I am grateful for the family and friends that build me up and see me for what I am. They see me as a supportive friend (who like I have mentioned before may not be there on time but am there when needed.) I am a great motivator and supporter of many people and their goals and want the best for people. Even though I am not the best and yell at my kids, they are pretty amazing and I am doing my best to be a good mom.

I am an awesome wife. I have not always been but through this deployment I have worked hard and making sure my husband knows he is cared about when all other family forgets about him. I am not going to say specific names, but if you read this and wonder, is she talking about me..YES I AM!!

You can think of me how you want but I know how I am and I am pretty amazing.
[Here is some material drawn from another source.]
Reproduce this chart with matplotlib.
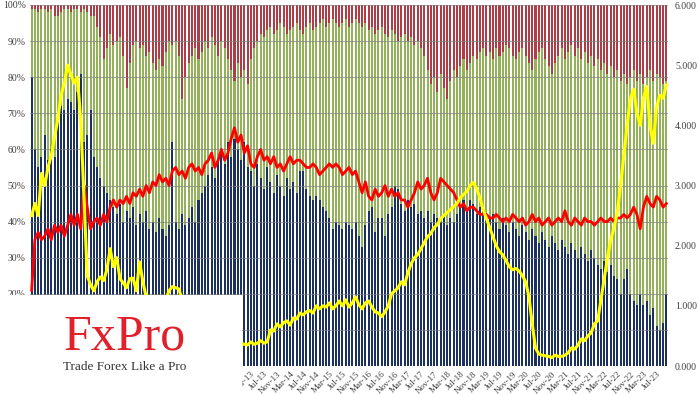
import numpy as np
import pandas as pd
import matplotlib
matplotlib.use("Agg")
import matplotlib.pyplot as plt
from matplotlib.patches import Rectangle

# monthly observations, Aug-07 .. Oct-23
months = pd.date_range("2007-08-01", periods=195, freq="MS")

# share of the bottom (blue) bar, %
blue_pct = [
    80, 60, 55, 58, 64, 57, 60, 58, 70, 72,
    71, 74, 73, 71, 76, 81, 62, 64, 71, 58,
    55, 52, 50, 48, 46, 44, 42, 45, 40, 43,
    41, 44, 39, 42, 40, 43, 38, 40, 37, 41,
    38, 36, 39, 62, 40, 38, 42, 39, 41, 44,
    40, 46, 48, 50, 53, 55, 52, 57, 60, 56,
    62, 58, 63, 60, 57, 62, 55, 54, 50, 56,
    52, 49, 55, 51, 48, 53, 50, 47, 52, 49,
    51, 48, 54, 54, 49, 47, 46, 47, 46, 44,
    43, 41, 38, 40, 39, 38, 40, 39, 38, 40,
    36, 33, 39, 43, 44, 37, 41, 41, 36, 42,
    44, 50, 49, 45, 43, 46, 44, 45, 42, 43,
    41, 43, 40, 42, 41, 40, 42, 39, 41, 40,
    42, 44, 46, 43, 46, 45, 42, 44, 43, 42,
    41, 42, 40, 38, 41, 39, 37, 40, 38, 36,
    39, 37, 35, 38, 36, 34, 37, 35, 33, 36,
    34, 32, 35, 33, 31, 34, 32, 30, 33, 31,
    29, 32, 30, 28, 27, 29, 26, 28, 25, 24,
    20, 24, 27, 20, 18, 17, 20, 17, 18, 14,
    16, 11, 10, 12, 20,
]

# share of the top (red) bar, %
red_pct = [
    1, 1, 2, 1, 1, 2, 1, 3, 3, 2,
    1, 1, 2, 1, 1, 2, 1, 2, 3, 3,
    6, 9, 15, 12, 8, 11, 10, 9, 14, 23,
    16, 11, 10, 12, 11, 14, 13, 16, 18, 15,
    17, 13, 10, 11, 10, 14, 26, 20, 16, 14,
    12, 15, 13, 10, 12, 9, 11, 14, 10, 12,
    15, 18, 21, 16, 20, 18, 22, 15, 12, 10,
    8, 9, 7, 6, 8, 7, 5, 6, 8, 7,
    6, 5, 7, 8, 6, 5, 7, 6, 5, 4,
    6, 5, 4, 5, 6, 5, 4, 6, 5, 4,
    5, 6, 5, 7, 6, 8, 7, 6, 8, 9,
    7, 8, 10, 9, 8, 10, 9, 11, 10, 12,
    14, 18, 22, 20, 24, 19, 23, 26, 21, 18,
    20, 17, 15, 18, 16, 14, 15, 13, 12, 14,
    13, 15, 12, 14, 13, 11, 12, 14, 15, 13,
    12, 14, 16, 18, 15, 13, 12, 15, 17, 19,
    16, 14, 12, 15, 13, 11, 14, 12, 15, 13,
    16, 14, 17, 15, 18, 16, 19, 17, 20, 18,
    21, 19, 22, 20, 18, 21, 19, 22, 20, 18,
    21, 19, 20, 22, 21,
]

# red line, left axis (%)
red_line = [
    21, 35, 37, 35, 36, 38, 35, 39, 37, 39,
    36, 39, 42, 39, 42, 38, 50, 44, 38, 40,
    41, 39, 42, 40, 44, 46, 44, 46, 45, 47,
    45, 48, 47, 49, 47, 50, 48, 51, 50, 53,
    51, 52, 50, 54, 55, 53, 54, 52, 55, 56,
    54, 55, 53, 56, 57, 59, 55, 57, 60, 57,
    59, 63, 66, 62, 64, 59, 61, 56, 55, 58,
    60, 57, 58, 56, 58, 55, 56, 54, 56, 58,
    56, 57, 57, 56, 55, 55, 56, 55, 53, 54,
    55, 56, 55, 56, 55, 53, 54, 55, 53, 54,
    51, 48, 51, 47, 46, 49, 47, 48, 50, 47,
    49, 47, 48, 46, 46, 44, 46, 48, 51, 49,
    50, 52, 48, 46, 48, 52, 51, 50, 49, 48,
    46, 44, 45, 43, 44, 44, 43, 42, 42, 42,
    41, 41, 42, 41, 40, 41, 40, 42, 41, 40,
    41, 39, 40, 42, 40, 41, 39, 40, 41, 39,
    40, 41, 40, 43, 40, 39, 41, 40, 39, 41,
    40, 40, 39, 40, 41, 40, 40, 41, 40, 41,
    41, 42, 41, 42, 44, 42, 38, 44, 47, 45,
    44, 47, 46, 44, 45,
]

# yellow line, right axis
yellow_line = [
    2.5, 2.7, 2.5, 3.2, 3.0, 3.3, 3.5, 3.8, 4.1, 4.5,
    4.7, 5.0, 4.85, 4.7, 4.8, 4.1, 2.8, 1.5, 1.35, 1.25,
    1.4, 1.48, 1.42, 1.6, 1.95, 1.65, 1.8, 1.45, 1.38, 1.3,
    1.45, 1.46, 1.25, 1.73, 1.4, 1.15, 0.95, 0.85, 0.9, 1.0,
    1.05, 1.1, 1.25, 1.32, 1.3, 1.28, 1.1, 0.9, 0.75, 0.7,
    0.6, 0.55, 0.5, 0.45, 0.4, 0.4, 0.35, 0.3, 0.3, 0.28,
    0.3, 0.32, 0.35, 0.4, 0.38, 0.36, 0.35, 0.4, 0.36, 0.38,
    0.42, 0.38, 0.4, 0.6, 0.58, 0.7, 0.65, 0.72, 0.75, 0.68,
    0.8, 0.78, 0.88, 0.85, 0.9, 0.92, 0.88, 1.0, 0.95, 1.0,
    0.98, 1.05, 0.95, 1.0, 1.08, 1.0, 1.1, 0.98, 1.05, 1.15,
    1.02, 0.95, 1.05, 1.08, 0.98, 0.9, 0.88, 0.82, 0.9, 1.0,
    1.2, 1.25, 1.3, 1.4, 1.35, 1.55, 1.7, 1.8, 1.85, 1.95,
    2.05, 2.15, 2.2, 2.3, 2.35, 2.45, 2.5, 2.55, 2.6, 2.65,
    2.7, 2.8, 2.85, 2.9, 3.0, 3.05, 2.95, 2.8, 2.6, 2.45,
    2.3, 2.15, 2.0, 1.9, 1.85, 1.75, 1.65, 1.6, 1.62, 1.58,
    1.5, 1.4, 1.15, 0.7, 0.3, 0.2, 0.18, 0.17, 0.16, 0.14,
    0.18, 0.16, 0.16, 0.18, 0.22, 0.3, 0.28, 0.35, 0.45, 0.42,
    0.5, 0.55, 0.7, 0.75, 1.1, 1.45, 1.8, 2.1, 2.3, 2.55,
    3.0, 3.5, 4.0, 4.45, 4.6, 4.2, 4.0, 4.45, 4.65, 4.0,
    3.7, 4.3, 4.5, 4.45, 4.67,
]

left_ticks = list(range(0, 101, 10))
right_ticks = [0, 1, 2, 3, 4, 5, 6]


def main():
    blue = np.array(blue_pct, dtype=float)
    red = np.array(red_pct, dtype=float)
    green = 100 - blue - red
    x = np.arange(len(months))

    plt.rcParams["font.family"] = ["Liberation Serif", "DejaVu Serif"]
    fig = plt.figure(figsize=(7, 3.94), dpi=100)
    ax = fig.add_axes([30 / 700, 1 - 366 / 394, 638 / 700, 361 / 394])

    w = 0.62
    ax.bar(x, blue, width=w, color="#1D3160", linewidth=0)
    ax.bar(x, green, width=w, bottom=blue, color="#94B25B", linewidth=0)
    ax.bar(x, red, width=w, bottom=blue + green, color="#AE3D47", linewidth=0)
    ax.plot(x, red_line, color="#FF0000", linewidth=2.0, zorder=4)

    ax.set_xlim(-0.5, len(x) - 0.5)
    ax.set_ylim(0, 100)
    ax.set_axisbelow(False)
    ax.grid(axis="y", color="#7F7F7F", linewidth=0.6, alpha=0.8)
    ax.set_yticks(left_ticks)
    ax.set_yticklabels([f"{t}%" for t in left_ticks])

    pos = [i for i, d in enumerate(months) if d.month in (3, 7, 11)]
    ax.set_xticks(pos)
    ax.set_xticklabels([months[i].strftime("%b-%y") for i in pos],
                       rotation=45, ha="right", rotation_mode="anchor")
    ax.tick_params(axis="x", length=0, pad=3, labelsize=6.5, colors="#404040")
    ax.tick_params(axis="y", length=0, pad=3, labelsize=7, colors="#404040")
    for s in ax.spines.values():
        s.set_visible(False)

    ax2 = ax.twinx()
    ax2.plot(x, yellow_line, color="#FFFF00", linewidth=2.2, zorder=5)
    ax2.set_ylim(0, 6)
    ax2.set_yticks(right_ticks)
    ax2.set_yticklabels([f"{t:.3f}" for t in right_ticks])
    ax2.tick_params(axis="y", length=0, pad=5, labelsize=7, colors="#404040")
    for s in ax2.spines.values():
        s.set_visible(False)

    # logo block in the lower-left corner
    fig.add_artist(Rectangle((0, 0), 242 / 700, 99 / 394, transform=fig.transFigure,
                             facecolor="white", edgecolor="none", zorder=10))
    fig.text(125 / 700, 1 - 337 / 394, "FxPro", color="#E0202A", fontsize=36,
             ha="center", va="center", zorder=11)
    fig.text(125 / 700, 1 - 367 / 394, "Trade Forex Like a Pro", color="#333333",
             fontsize=9.5, ha="center", va="center", zorder=11)

    fig.savefig("out.png", dpi=100)


if __name__ == "__main__":
    main()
For all the tasks on my plate I eat it one bit at a time and feel like I am doing a pretty darn good job.

Lastly, i mentioned before that I have some pretty awesome friends and family that do support me. Thank you. Your support has helped me in all my achievements throughout this last year and helping me end this deployment with success. I am grateful for positive people and for my Heavenly Father that will help me forget the hurtful things said to me.
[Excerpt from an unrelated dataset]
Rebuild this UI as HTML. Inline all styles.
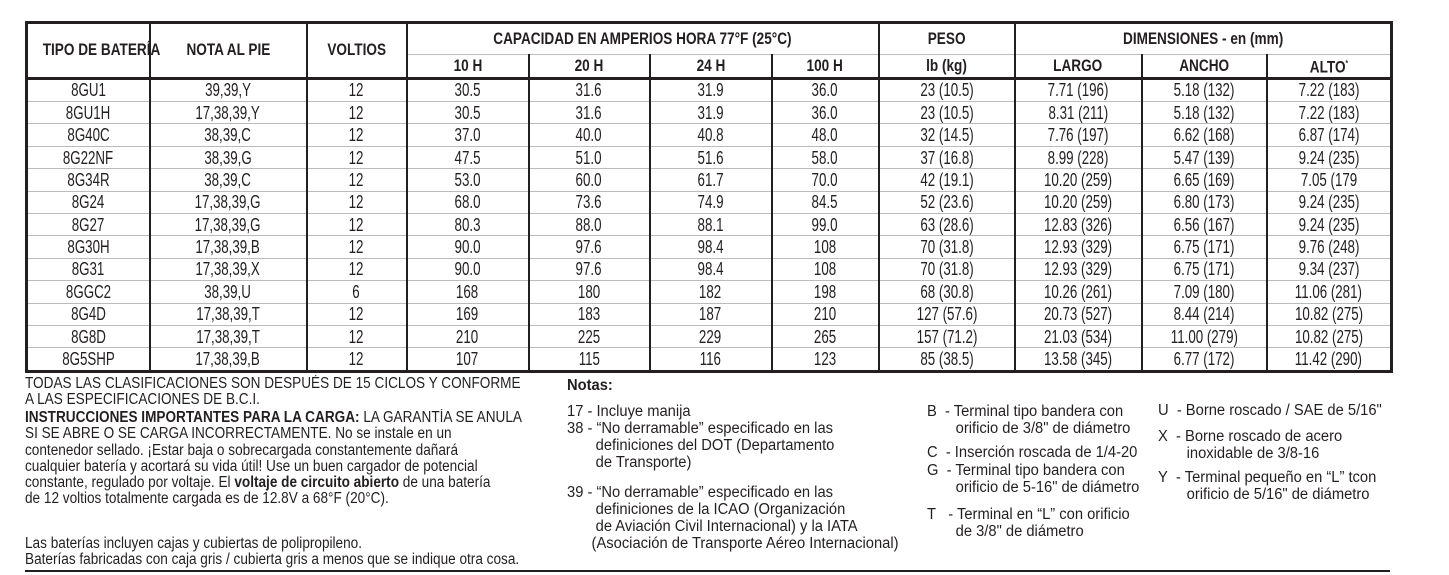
<!DOCTYPE html>
<html><head><meta charset="utf-8">
<style>
body{margin:0;width:1449px;height:575px;background:#fff;position:relative;overflow:hidden;color:#231f20;}
table{position:absolute;left:25px;top:21px;border-collapse:collapse;table-layout:fixed;width:1365px;font-family:"Liberation Sans",sans-serif;font-size:18px;border:3px solid #231f20;}
td,th{padding:0;text-align:center;border-left:2px solid #231f20;border-right:2px solid #231f20;line-height:20px;white-space:nowrap;overflow:visible;}
th{font-weight:bold;font-size:17px;}
td span,th span{display:inline-block;transform:scaleX(0.74);transform-origin:center;}
th span{transform:scaleX(0.8);}
tbody td{height:21.4px;border-bottom:1px solid #bbb;}
tr.h1 th{height:30px;}
tr.h2 th{height:18px;line-height:18px;border-top:1px solid #bbb;border-bottom:3px solid #231f20;}
tr.h1 th[rowspan]{border-bottom:3px solid #231f20;}
.t{position:absolute;font-family:"Liberation Sans",sans-serif;font-size:15.5px;line-height:16.3px;white-space:nowrap;transform:scaleX(0.877);transform-origin:left top;}
.n{position:absolute;font-family:"Liberation Sans",sans-serif;font-size:15.5px;line-height:17px;white-space:nowrap;transform:scaleX(0.95);transform-origin:left top;}
</style></head><body>
<table>
<colgroup><col style="width:123px"><col style="width:157px"><col style="width:100px"><col style="width:122px"><col style="width:121px"><col style="width:122px"><col style="width:107px"><col style="width:136px"><col style="width:127px"><col style="width:125px"><col style="width:125px"></colgroup>
<thead>
<tr class="h1"><th rowspan="2"><span>TIPO DE BATERÍA</span></th><th rowspan="2"><span>NOTA AL PIE</span></th><th rowspan="2"><span>VOLTIOS</span></th><th colspan="4"><span>CAPACIDAD EN AMPERIOS HORA 77°F (25°C)</span></th><th><span>PESO</span></th><th colspan="3"><span>DIMENSIONES - en (mm)</span></th></tr>
<tr class="h2"><th><span>10 H</span></th><th><span>20 H</span></th><th><span>24 H</span></th><th><span>100 H</span></th><th><span>lb (kg)</span></th><th><span>LARGO</span></th><th><span>ANCHO</span></th><th><span>ALTO<sup style="font-size:8px">*</sup></span></th></tr>
</thead>
<tbody>
<tr><td><span>8GU1</span></td><td><span>39,39,Y</span></td><td><span>12</span></td><td><span>30.5</span></td><td><span>31.6</span></td><td><span>31.9</span></td><td><span>36.0</span></td><td><span>23 (10.5)</span></td><td><span>7.71 (196)</span></td><td><span>5.18 (132)</span></td><td><span>7.22 (183)</span></td></tr>
<tr><td><span>8GU1H</span></td><td><span>17,38,39,Y</span></td><td><span>12</span></td><td><span>30.5</span></td><td><span>31.6</span></td><td><span>31.9</span></td><td><span>36.0</span></td><td><span>23 (10.5)</span></td><td><span>8.31 (211)</span></td><td><span>5.18 (132)</span></td><td><span>7.22 (183)</span></td></tr>
<tr><td><span>8G40C</span></td><td><span>38,39,C</span></td><td><span>12</span></td><td><span>37.0</span></td><td><span>40.0</span></td><td><span>40.8</span></td><td><span>48.0</span></td><td><span>32 (14.5)</span></td><td><span>7.76 (197)</span></td><td><span>6.62 (168)</span></td><td><span>6.87 (174)</span></td></tr>
<tr><td><span>8G22NF</span></td><td><span>38,39,G</span></td><td><span>12</span></td><td><span>47.5</span></td><td><span>51.0</span></td><td><span>51.6</span></td><td><span>58.0</span></td><td><span>37 (16.8)</span></td><td><span>8.99 (228)</span></td><td><span>5.47 (139)</span></td><td><span>9.24 (235)</span></td></tr>
<tr><td><span>8G34R</span></td><td><span>38,39,C</span></td><td><span>12</span></td><td><span>53.0</span></td><td><span>60.0</span></td><td><span>61.7</span></td><td><span>70.0</span></td><td><span>42 (19.1)</span></td><td><span>10.20 (259)</span></td><td><span>6.65 (169)</span></td><td><span>7.05 (179</span></td></tr>
<tr><td><span>8G24</span></td><td><span>17,38,39,G</span></td><td><span>12</span></td><td><span>68.0</span></td><td><span>73.6</span></td><td><span>74.9</span></td><td><span>84.5</span></td><td><span>52 (23.6)</span></td><td><span>10.20 (259)</span></td><td><span>6.80 (173)</span></td><td><span>9.24 (235)</span></td></tr>
<tr><td><span>8G27</span></td><td><span>17,38,39,G</span></td><td><span>12</span></td><td><span>80.3</span></td><td><span>88.0</span></td><td><span>88.1</span></td><td><span>99.0</span></td><td><span>63 (28.6)</span></td><td><span>12.83 (326)</span></td><td><span>6.56 (167)</span></td><td><span>9.24 (235)</span></td></tr>
<tr><td><span>8G30H</span></td><td><span>17,38,39,B</span></td><td><span>12</span></td><td><span>90.0</span></td><td><span>97.6</span></td><td><span>98.4</span></td><td><span>108</span></td><td><span>70 (31.8)</span></td><td><span>12.93 (329)</span></td><td><span>6.75 (171)</span></td><td><span>9.76 (248)</span></td></tr>
<tr><td><span>8G31</span></td><td><span>17,38,39,X</span></td><td><span>12</span></td><td><span>90.0</span></td><td><span>97.6</span></td><td><span>98.4</span></td><td><span>108</span></td><td><span>70 (31.8)</span></td><td><span>12.93 (329)</span></td><td><span>6.75 (171)</span></td><td><span>9.34 (237)</span></td></tr>
<tr><td><span>8GGC2</span></td><td><span>38,39,U</span></td><td><span>6</span></td><td><span>168</span></td><td><span>180</span></td><td><span>182</span></td><td><span>198</span></td><td><span>68 (30.8)</span></td><td><span>10.26 (261)</span></td><td><span>7.09 (180)</span></td><td><span>11.06 (281)</span></td></tr>
<tr><td><span>8G4D</span></td><td><span>17,38,39,T</span></td><td><span>12</span></td><td><span>169</span></td><td><span>183</span></td><td><span>187</span></td><td><span>210</span></td><td><span>127 (57.6)</span></td><td><span>20.73 (527)</span></td><td><span>8.44 (214)</span></td><td><span>10.82 (275)</span></td></tr>
<tr><td><span>8G8D</span></td><td><span>17,38,39,T</span></td><td><span>12</span></td><td><span>210</span></td><td><span>225</span></td><td><span>229</span></td><td><span>265</span></td><td><span>157 (71.2)</span></td><td><span>21.03 (534)</span></td><td><span>11.00 (279)</span></td><td><span>10.82 (275)</span></td></tr>
<tr><td><span>8G5SHP</span></td><td><span>17,38,39,B</span></td><td><span>12</span></td><td><span>107</span></td><td><span>115</span></td><td><span>116</span></td><td><span>123</span></td><td><span>85 (38.5)</span></td><td><span>13.58 (345)</span></td><td><span>6.77 (172)</span></td><td><span>11.42 (290)</span></td></tr>
</tbody></table>

<div class="t" style="left:25px;top:376px;">TODAS LAS CLASIFICACIONES SON DESPUÉS DE 15 CICLOS Y CONFORME<br>A LAS ESPECIFICACIONES DE B.C.I.</div>
<div class="t" style="left:25px;top:410px;"><b>INSTRUCCIONES IMPORTANTES PARA LA CARGA:</b> LA GARANTÍA SE ANULA<br>SI SE ABRE O SE CARGA INCORRECTAMENTE. No se instale en un<br>contenedor sellado. ¡Estar baja o sobrecargada constantemente dañará<br>cualquier batería y acortará su vida útil! Use un buen cargador de potencial<br>constante, regulado por voltaje. El <b>voltaje de circuito abierto</b> de una batería<br>de 12 voltios totalmente cargada es de 12.8V a 68°F (20°C).</div>
<div class="t" style="left:25px;top:536px;">Las baterías incluyen cajas y cubiertas de polipropileno.<br>Baterías fabricadas con caja gris / cubierta gris a menos que se indique otra cosa.</div>

<div class="n" style="left:567px;top:377px;font-weight:bold;">Notas:</div>
<div class="n" style="left:567px;top:403px;">17 - Incluye manija</div>
<div class="n" style="left:567px;top:420px;">38 - “No derramable” especificado en las<br>&nbsp;&nbsp;&nbsp;&nbsp;&nbsp;&nbsp;&nbsp;definiciones del DOT (Departamento<br>&nbsp;&nbsp;&nbsp;&nbsp;&nbsp;&nbsp;&nbsp;de Transporte)</div>
<div class="n" style="left:567px;top:484px;">39 - “No derramable” especificado en las<br>&nbsp;&nbsp;&nbsp;&nbsp;&nbsp;&nbsp;&nbsp;definiciones de la ICAO (Organización<br>&nbsp;&nbsp;&nbsp;&nbsp;&nbsp;&nbsp;&nbsp;de Aviación Civil Internacional) y la IATA<br>&nbsp;&nbsp;&nbsp;&nbsp;&nbsp;&nbsp;(Asociación de Transporte Aéreo Internacional)</div>

<div class="n" style="left:927px;top:403px;">B&nbsp; - Terminal tipo bandera con<br>&nbsp;&nbsp;&nbsp;&nbsp;&nbsp;&nbsp;&nbsp;orificio de 3/8" de diámetro</div>
<div class="n" style="left:927px;top:444px;">C&nbsp; - Inserción roscada de 1/4-20</div>
<div class="n" style="left:927px;top:462px;">G&nbsp; - Terminal tipo bandera con<br>&nbsp;&nbsp;&nbsp;&nbsp;&nbsp;&nbsp;&nbsp;orificio de 5-16" de diámetro</div>
<div class="n" style="left:927px;top:506px;">T&nbsp;&nbsp; - Terminal en “L” con orificio<br>&nbsp;&nbsp;&nbsp;&nbsp;&nbsp;&nbsp;&nbsp;de 3/8" de diámetro</div>

<div class="n" style="left:1158px;top:402px;">U&nbsp; - Borne roscado / SAE de 5/16"</div>
<div class="n" style="left:1158px;top:428px;">X&nbsp; - Borne roscado de acero<br>&nbsp;&nbsp;&nbsp;&nbsp;&nbsp;&nbsp;&nbsp;inoxidable de 3/8-16</div>
<div class="n" style="left:1158px;top:469px;">Y&nbsp; - Terminal pequeño en “L” tcon<br>&nbsp;&nbsp;&nbsp;&nbsp;&nbsp;&nbsp;&nbsp;orificio de 5/16" de diámetro</div>

<div style="position:absolute;left:25px;top:570px;width:1365px;height:2px;background:#231f20;"></div>
</body></html>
I love you all!! Stay tuned for some major exciting news!!

3 comments:

ferntyler said...

that sucks that someone seriously sent you an email just to try to make you feel like crap - You do an amazing job at everything you do (even when you do 20 more things than I can even think about)... for the record, I think the move back from fort bliss was a great decision - it seems like you and the kids are a lot happier and able to enjoy life a little more! If anything I"m just jealous because your kids get so much quality time with grandma :) Keep on thinking your positive thoughts!

Anonymous said...

Oh Liz! How terrible! ((HUG)) You know, we all make mistakes in life, but what is important is that we learn from them and do the best we can with what life (and the Lord) gives us.
I think that you are doing a phenomenal job and whomever sent you such a judgemental and cruel email is just wrong. The Lord says (and I'm paraphrasing here) that we must first remove the log from our own eye before we go about point out the twig in someone else's.
Do not take it to heart, dear friend! You are wonderful!!

Tenae said...

My dearest friend!
I have learned that when someone sends you a mean message it is usually motivated by jealousy or dislike for their own situation. I love the saying (you were with me when I first heard it from Tammy Crayk) "People who are hurting, hurt other people."
I think you are amazing. I love you and I am proud of the life you have created for you and your family. I have missed reading about your life and am very curious about your big news!